L’année s’annonce faste pour la plupart des publics mais guère pour les personnes handicapées : leur accueil sera limité et leur implication rare. Directeur de la compagnie de cirque adapté Zim-Zam, Antoine César est sévère sur cet aspect : « Les projets d’implication artistique des personnes handicapées dans Marseille-Provence 2013 n’existent pas. Notre projet a été rejeté, on n’a même pas été informé qu’on n’était pas labellisé, que notre festival Fadolis ne figurerait pas dans le programme. » En fait, sur 2.300 projets déposés auprès de MP 2013, une dizaine seulement impliquaient des artistes handicapés. Finalement, quatre manifestations sont retenues : Le bal des Intouchables fin janvier à La Seyne-sur-Mer (Var) et en février à Marseille, cirque dirigé par Antoine Rigot qui est handicapé moteur, puis « Intérieurs/Extérieurs jour », action pour les personnes déficients visuelles incluse dans Innovart en octobre et novembre à Marseille, le film Luminy de Guillaume André (confrontation d’élèves de l’école des Beaux-Arts de Marseille dans un atelier animé par une chorégraphe qui mêle Sourds et entendants) présenté dans le cadre du FIDlab en juillet à Marseille et, fin septembre, à l’occasion de la Journée Mondiale de la Surdité, une manifestation à Villa Méditerranée autour des Langues des signes et de la culture sourde en Méditerranée avec conférences, débats, projections et visites signées. Quatre projets, donc, sur 500 cofinancés par MP 2013, et 350 labellisés. Moins que les Capitales européennes de la culture Turku 2011, mais plus que Guimarães 2012.

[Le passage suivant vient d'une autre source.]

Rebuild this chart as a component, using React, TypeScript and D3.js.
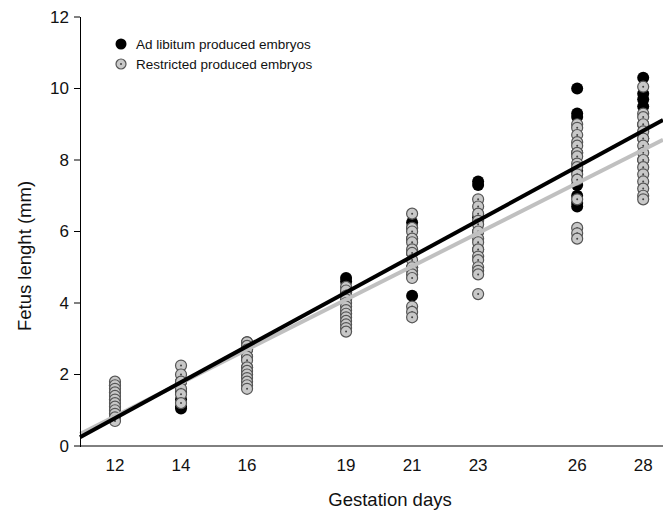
import React from 'react';
import * as d3 from 'd3';

// gestation days on the x axis
const days = [12, 14, 16, 19, 21, 23, 26, 28];

// fetus length (mm) read per day, ad libitum group (black)
const adLibitum = [
  [1.7, 1.5, 1.3, 1.1, 0.9],
  [1.05, 1.1, 1.3, 1.5, 1.8],
  [2.9, 2.7, 2.5, 2.2, 2.0],
  [4.7, 4.6, 4.3, 4.0, 3.7],
  [6.25, 6.1, 5.8, 5.4, 5.0, 4.2],
  [7.4, 7.3, 6.4, 6.0, 5.5],
  [10.0, 9.3, 9.2, 8.2, 7.7, 7.3, 7.0, 6.8, 6.7],
  [10.3, 9.85, 9.7, 9.5, 9.0, 8.6, 8.0]
];

// restricted group (grey)
const restricted = [
  [1.8, 1.7, 1.6, 1.5, 1.4, 1.3, 1.2, 1.1, 1.0, 0.9, 0.8, 0.7],
  [2.25, 2.0, 1.8, 1.6, 1.45, 1.2],
  [2.9, 2.8, 2.7, 2.5, 2.4, 2.2, 2.1, 2.0, 1.9, 1.8, 1.7, 1.6],
  [4.45, 4.35, 4.2, 4.1, 4.0, 3.9, 3.8, 3.7, 3.6, 3.5, 3.4, 3.3, 3.2],
  [6.5, 6.1, 6.0, 5.8, 5.7, 5.5, 5.4, 5.2, 5.0, 4.9, 4.8, 4.7, 3.9, 3.75, 3.6],
  [6.9, 6.7, 6.5, 6.3, 6.2, 6.0, 5.8, 5.7, 5.5, 5.3, 5.2, 5.0, 4.9, 4.8, 4.25],
  [9.0, 8.9, 8.7, 8.5, 8.4, 8.2, 8.1, 7.9, 7.8, 7.6, 7.45, 6.9, 6.1, 5.95, 5.8],
  [10.05, 9.3, 9.2, 9.0, 8.8, 8.6, 8.4, 8.2, 8.0, 7.8, 7.6, 7.4, 7.2, 7.0, 6.9]
];

// fitted regression lines [slope, intercept]
const adLibitumFit = [0.5025, -5.25];
const restrictedFit = [0.466, -4.76];

const yTicks = [0, 2, 4, 6, 8, 10, 12];

export default function App() {
  const W = 663, H = 513;
  const x = d3.scaleLinear().domain([10.94, 28.6]).range([80, 663]);
  const y = d3.scaleLinear().domain([0, 12]).range([446, 17]);
  const font = 'Arial, "Liberation Sans", sans-serif';

  const fitLine = (f: number[]) => {
    const [x0, x1] = x.domain();
    return d3.line<number>().x(d => x(d)).y(d => y(f[0] * d + f[1]))([x0, x1]) || '';
  };

  const blackPts: [number, number][] = [];
  adLibitum.forEach((vals, i) => vals.forEach(v => blackPts.push([days[i], v])));
  const greyPts: [number, number][] = [];
  restricted.forEach((vals, i) => vals.forEach(v => greyPts.push([days[i], v])));

  return (
    <svg width={W} height={H} style={{ position: 'absolute', left: 0, top: 0, background: '#fff' }} fontFamily={font} fill="#111">
      {/* points */}
      {blackPts.map((p, i) => (
        <circle key={'b' + i} cx={x(p[0])} cy={y(p[1])} r={6} fill="#000" />
      ))}
      {greyPts.map((p, i) => (
        <g key={'g' + i}>
          <circle cx={x(p[0])} cy={y(p[1])} r={5.5} fill="#c8c8c8" stroke="#555" strokeWidth={1.2} />
          <circle cx={x(p[0])} cy={y(p[1])} r={1} fill="#444" />
        </g>
      ))}

      {/* regression lines */}
      <path d={fitLine(restrictedFit)} stroke="#c0c0c0" strokeWidth={4} fill="none" />
      <path d={fitLine(adLibitumFit)} stroke="#000" strokeWidth={4} fill="none" />

      {/* axes */}
      <line x1={80} x2={663} y1={446} y2={446} stroke="#000" strokeWidth={1} />
      <line x1={80.5} x2={80.5} y1={17} y2={447} stroke="#000" strokeWidth={1} />
      {yTicks.map(t => (
        <g key={t}>
          <line x1={74} x2={80} y1={y(t)} y2={y(t)} stroke="#000" />
          <text x={69} y={y(t)} dy="0.35em" textAnchor="end" fontSize={17}>{t}</text>
        </g>
      ))}
      {days.map(d => (
        <text key={d} x={x(d)} y={471} textAnchor="middle" fontSize={17}>{d}</text>
      ))}
      <text x={390} y={506} textAnchor="middle" fontSize={18.5}>Gestation days</text>
      <text transform="translate(31,256) rotate(-90)" textAnchor="middle" fontSize={18.5}>Fetus lenght (mm)</text>

      {/* legend */}
      <circle cx={121} cy={44} r={5.5} fill="#000" />
      <text x={136} y={49} fontSize={13.5}>Ad libitum produced embryos</text>
      <circle cx={121} cy={64} r={5} fill="#c8c8c8" stroke="#555" strokeWidth={1.2} />
      <circle cx={121} cy={64} r={1} fill="#444" />
      <text x={136} y={69} fontSize={13.5}>Restricted produced embryos</text>
    </svg>
  );
}
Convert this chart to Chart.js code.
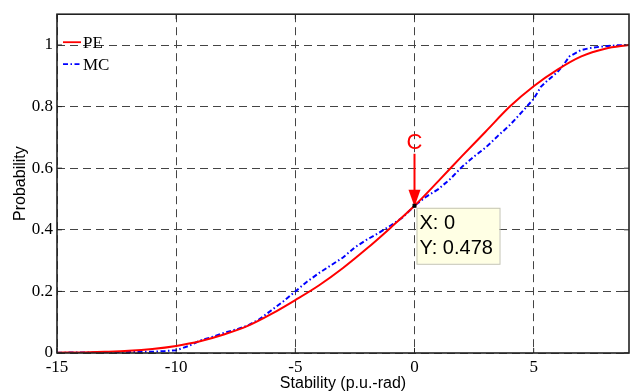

Les milieux culturels locaux se sont très tôt inquiétés de ce phénomène, et certains ont créé un Marseille 2013 Off : « Nous on donne la parole ou la place aux artistes, revendique Stéphane Sartaux, son porte-parole. On est là pour bouger la Capitale. On n’imagine pas représenter le tissu culturel marseillais, mais une Capitale formate les choses : on veut montrer que l’art ne se résume pas à la culture. Montrer ce qu’est l’acte artistique en soi, avec des artistes locaux qui ne sont pas dans les petits papiers des institutions locales. » Les quatre axes du programme n’ont rien pour plaire aux édiles : « Poubelle la Ville », « Mytho City », « Kalachnik’Off » et « Merguez Capitale » présenteront tout ce que les décideurs économiques et politiques ne veulent plus voir à Marseille ! Côté personnes handicapées, elles auront la parole dans le cadre de la série vidéo 111 Bonnes Raisons, en cours de réalisation par Gilles Armand.

Accessibilité et médiation à faire connaître.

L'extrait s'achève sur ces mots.